В других космогонических мифах истинное созидание предстает в неразрывной связи с самопожертвованием. В индийской ведической мифологии творение мыслилось как результат жертвоприношения. Боги приносят в жертву и расчленяют исполина Пурушу; из частей его тела созданы и Космос в целом, и классы человеческого сообщества, которые соответственно считаются священными и совершенными. В китайском мифе творения другой великан, Паньгу, 36 тысяч лет созидает Вселенную и в конце концов умирает, изнуренный непосильным трудом. Этот мотив присутствует и в ближневосточных мифах о мировой битве. Тиамат, Мот и Левиафан не творят зло, а всего лишь исполняют свою космическую роль.
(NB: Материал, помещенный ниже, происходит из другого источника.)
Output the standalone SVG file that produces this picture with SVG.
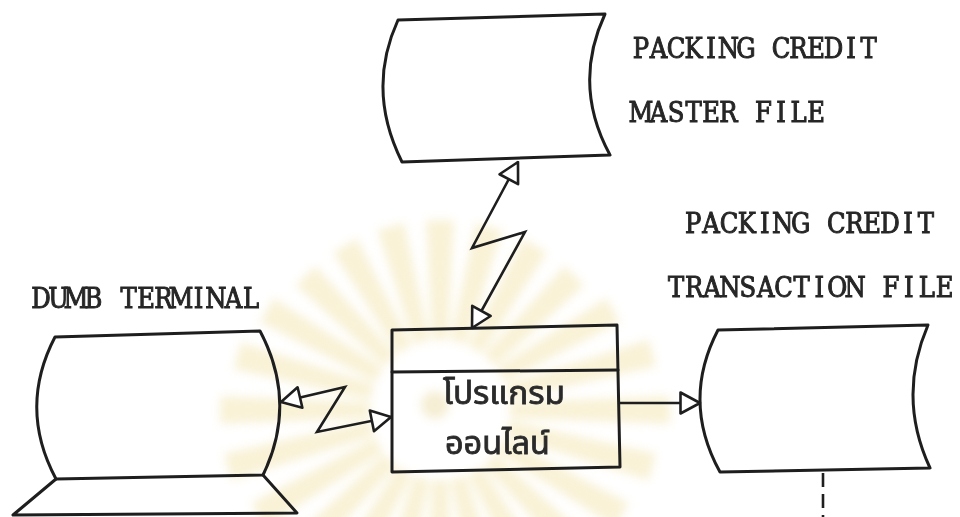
<svg xmlns="http://www.w3.org/2000/svg" width="960" height="517" viewBox="0 0 960 517">
  <style>
    .shape { fill: none; stroke: #1e1e1e; stroke-width: 3; stroke-linejoin: round; stroke-linecap: round; }
    .conn { fill: none; stroke: #1e1e1e; stroke-width: 2.6; stroke-linejoin: miter; }
    /* typewriter labels: one fixed-pitch cell per character */
    .label { font-family: "DejaVu Serif Condensed", "DejaVu Serif", "Liberation Serif", serif; font-size: 27px; fill: #262626; stroke: #262626; stroke-width: 0.9; text-anchor: middle; }
    .thai { font-family: "Noto Sans Thai", "Noto Sans", "DejaVu Sans", sans-serif; font-size: 32px; fill: #2a2a2a; stroke: #2a2a2a; stroke-width: 0.8; }
    .ray { fill: #f2e2a6; }
  </style>
  <defs>
    <marker id="open-arrow" viewBox="0 0 23 26" refX="21.5" refY="13" markerWidth="23" markerHeight="26" markerUnits="userSpaceOnUse" orient="auto-start-reverse">
      <path d="M2,2.5 L21.5,13 L2,23.5 Z" fill="#ffffff" stroke="#1e1e1e" stroke-width="2.6" stroke-linejoin="round"/>
    </marker>
    <filter id="soft" x="-20%" y="-20%" width="140%" height="140%">
      <feGaussianBlur stdDeviation="5"/>
    </filter>
  </defs>

  <rect width="960" height="517" fill="#ffffff"/>

  <!-- faint sunburst emblem printed behind the program box -->
  <g id="emblem" opacity="0.45" filter="url(#soft)">
    <g transform="translate(440,410)">
      <polygon class="ray" points="-8,-70 8,-70 14,-190 -14,-190" transform="rotate(0)"/>
      <polygon class="ray" points="-8,-70 8,-70 14,-190 -14,-190" transform="rotate(15)"/>
      <polygon class="ray" points="-8,-70 8,-70 14,-190 -14,-190" transform="rotate(30)"/>
      <polygon class="ray" points="-8,-70 8,-70 14,-190 -14,-190" transform="rotate(45)"/>
      <polygon class="ray" points="-8,-70 8,-70 14,-200 -14,-200" transform="rotate(60)"/>
      <polygon class="ray" points="-8,-70 8,-70 14,-220 -14,-220" transform="rotate(75)"/>
      <polygon class="ray" points="-8,-70 8,-70 14,-230 -14,-230" transform="rotate(90)"/>
      <polygon class="ray" points="-8,-70 8,-70 14,-220 -14,-220" transform="rotate(105)"/>
      <polygon class="ray" points="-8,-70 8,-70 14,-210 -14,-210" transform="rotate(120)"/>
      <polygon class="ray" points="-8,-70 8,-70 14,-190 -14,-190" transform="rotate(135)"/>
      <polygon class="ray" points="-8,-70 8,-70 14,-190 -14,-190" transform="rotate(150)"/>
      <polygon class="ray" points="-8,-70 8,-70 14,-190 -14,-190" transform="rotate(165)"/>
      <polygon class="ray" points="-8,-70 8,-70 14,-190 -14,-190" transform="rotate(180)"/>
      <polygon class="ray" points="-8,-70 8,-70 14,-190 -14,-190" transform="rotate(195)"/>
      <polygon class="ray" points="-8,-70 8,-70 14,-190 -14,-190" transform="rotate(210)"/>
      <polygon class="ray" points="-8,-70 8,-70 14,-200 -14,-200" transform="rotate(225)"/>
      <polygon class="ray" points="-8,-70 8,-70 14,-210 -14,-210" transform="rotate(240)"/>
      <polygon class="ray" points="-8,-70 8,-70 14,-220 -14,-220" transform="rotate(255)"/>
      <polygon class="ray" points="-8,-70 8,-70 14,-220 -14,-220" transform="rotate(270)"/>
      <polygon class="ray" points="-8,-70 8,-70 14,-210 -14,-210" transform="rotate(285)"/>
      <polygon class="ray" points="-8,-70 8,-70 14,-200 -14,-200" transform="rotate(300)"/>
      <polygon class="ray" points="-8,-70 8,-70 14,-190 -14,-190" transform="rotate(315)"/>
      <polygon class="ray" points="-8,-70 8,-70 14,-190 -14,-190" transform="rotate(330)"/>
      <polygon class="ray" points="-8,-70 8,-70 14,-190 -14,-190" transform="rotate(345)"/>
      <circle r="14" cx="-5" cy="-5" fill="#ead9a0"/>
    </g>
  </g>

  <!-- master file (online storage) -->
  <g id="master-file">
    <path class="shape" d="M398,20 L605,14 Q572,85 610,155 L402,162 Q366,90 398,20 Z"/>
    <text class="label" y="58" x="641 658.5 676 693.5 711 728.5 746 763.5 781 798.5 816 833.5 851 868.5">PACKING CREDIT</text>
    <text class="label" y="122" x="641 658.5 676 693.5 711 728.5 746 763.5 781 798.5 816">MASTER FILE</text>
  </g>

  <!-- dumb terminal (display) -->
  <g id="terminal">
    <path class="shape" d="M55,337 L260,331 Q298,403 263,475 L56,479 Q18,408 55,337 Z"/>
    <path class="shape" d="M56,479 L13,515 L297,513 L263,475"/>
    <text class="label" y="308" x="41 58.5 76 93.5 111 128.5 146 163.5 181 198.5 216 233.5 251">DUMB TERMINAL</text>
  </g>

  <!-- online program (process) -->
  <g id="online-program">
    <path class="shape" d="M392,330 L617,325 L620,467 L392,472 Z"/>
    <path class="shape" d="M392,372 L618,370"/>
    <text class="thai" x="443" y="404" textLength="122" lengthAdjust="spacingAndGlyphs">โปรแกรม</text>
    <text class="thai" x="445" y="454" textLength="105" lengthAdjust="spacingAndGlyphs">ออนไลน์</text>
  </g>

  <!-- transaction file (online storage) -->
  <g id="transaction-file">
    <path class="shape" d="M718,330 L928,325 Q897,397 930,468 L720,472 Q681,401 718,330 Z"/>
    <text class="label" y="233" x="693.2 711.1 729 746.9 764.8 782.7 800.6 818.5 836.4 854.3 872.2 890.1 908 925.9">PACKING CREDIT</text>
    <text class="label" y="297" x="676.2 694.1 712 729.9 747.8 765.7 783.6 801.5 819.4 837.3 855.2 873.1 891 908.9 926.8 944.7">TRANSACTION FILE</text>
  </g>

  <!-- connectors -->
  <g id="connectors">
    <polyline class="conn" points="518,162 472,248 525,232 472,328" marker-start="url(#open-arrow)" marker-end="url(#open-arrow)"/>
    <polyline class="conn" points="281,402 345,387 317,432 391,417" marker-start="url(#open-arrow)" marker-end="url(#open-arrow)"/>
    <line class="conn" x1="619" y1="403" x2="700" y2="403" marker-end="url(#open-arrow)"/>
    <line class="conn" x1="823" y1="473" x2="823" y2="517" stroke-dasharray="14,7"/>
  </g>
</svg>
Они должны умереть и претерпеть расчленение, чтобы из хаоса возник упорядоченный космос. Выживание и сохранение цивилизации невозможно без жертв; без подлинной самоотдачи ни боги, ни люди не способны к истинному созиданию.
До сих пор мифы повествовали главным образом о подвигах и битвах богов или архетипических предков, живших на заре творения. Однако городские мифы постепенно начинали затрагивать и реальный исторический мир. Люди теперь в большей мере опирались на собственную изобретательность и проникались чувством независимости. На первый план для них выходили их собственные деяния, а боги казались все более и более далекими. Поэты стали переиначивать древние сюжеты. Эти изменения отразились в вавилонской эпической поэме о Гильгамеше. Гильгамеш, по всей вероятности, был историческим лицом (ок. 2600 г. до н. э.): он упомянут в хрониках как 5-й царь Урука, города на юге Месопотамии. Он стал героем многочисленных преданий, повествующих о приключениях Гильгамеша и его слуги Энкиду, совершавших героические и шаманские подвиги. Гильгамеш сражается с чудовищами, спускается в подземный мир, беседует с богиней. Позднее эти легенды приобрели более глубокий смысл, и странствия Гильгамеша превратились в героические поиски бессмертия. Но окончательная версия поэмы, записанная около 1300 г. до н. э., главным образом исследует пределы и смысл человеческой культуры.